Shrewd hoteliers have begun to sell up to property developers hoping to return the buildings to their former glory.

When Laura Marino, creative director at the property developer Alchemi Group, first visited the six derelict, stucco-fronted, terraced properties that once formed the Leinster Inn hotel in Bayswater, west London, they were in such bad condition that no more than two people at a time could stand in any of the upper rooms for fear of falling through. “The ceilings were crumbling, and there was a damning environmental report. It had been a hotel but it looked like a carved-up youth hostel,” says Marino.

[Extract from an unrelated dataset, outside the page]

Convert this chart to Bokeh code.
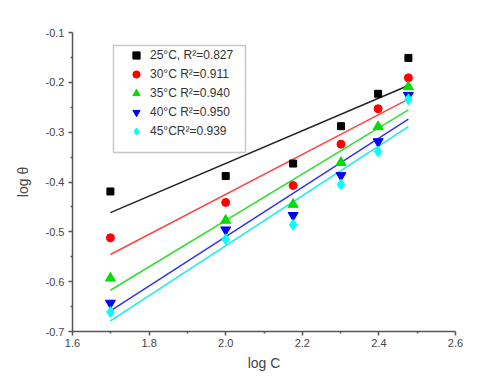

There are numerous equally dilapidated properties in Westbourne Grove, an area of Bayswater sandwiched between the brightly painted terraces of Notting Hill and the shopping mecca of Shepherd’s Bush. Despite its proximity to Hyde Park and a profusion of fine stucco-fronted townhouses and elegant garden squares, the property market in the W2 postcode suffers from an injurious past. It was here, during the 1950s, that the notorious landlord Peter Rachman turned a once genteel area into an overcrowded slum. Ethics aside, the material effect of his actions was the subdivision of a lot of local housing into countless tiny flats, bedsits and, eventually, hostels and hotels, many of which subsequently fell into disrepair.